The woman seen as China’s favourite for Hong Kong’s next leader formally registered Tuesday for the election in March after securing overwhelming initial backing, as pro-democracy protesters heckled her.
Carrie Lam announced she had secured 579 nominations from a 1,200-strong mainly pro-Beijing election committee which will vote on March 26 for the next chief executive.
This far outpaces two other candidates.
Former financial secretary John Tsang, who has won support from some members of the pro-democracy camp, and ex-judge Woo Kwok-hing have secured 160 and 180 nominations respectively.
Lam was deputy leader of the semi-autonomous Chinese city during mass pro-democracy demonstrations in 2014.

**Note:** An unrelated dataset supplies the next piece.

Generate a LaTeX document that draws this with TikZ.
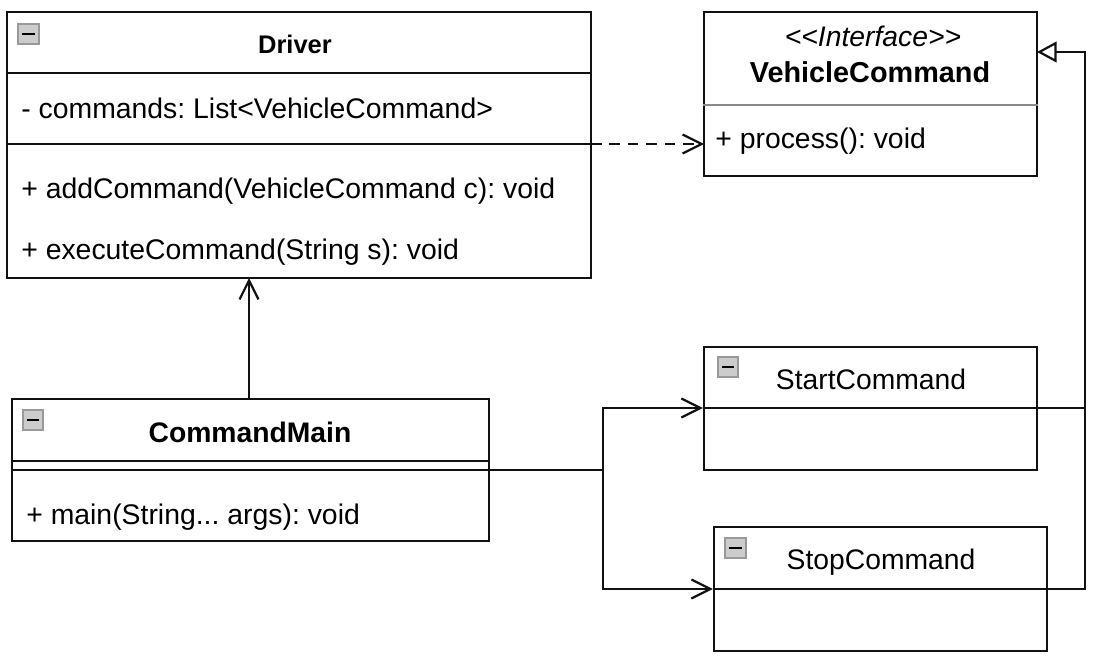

Facing a second day of protests against her candidacy, she told reporters she would “use all my strength in speaking with people… regardless of whether they are pro-establishment or pro-democracy”.
Lam promoted a Beijing-backed political reform package rejected as a sham by the pro-democracy camp, which staged 79 days of mass rallies and road closures in late 2014.
The protests ended without any concessions from the Chinese or Hong Kong governments.
The package would for the first time have allowed Hong Kong people to directly elect their leader, but would have tightly controlled those eligible to stand.
Lam was taunted Tuesday by around 20 protesters, some of whom called her a “running dog” of Beijing.
“Have you received one nomination from pan-democracy figures?” one protester shouted through a loudspeaker, while others yelled: “I want real elections!”
Would-be candidates must secure at least 150 nominations to contest the election.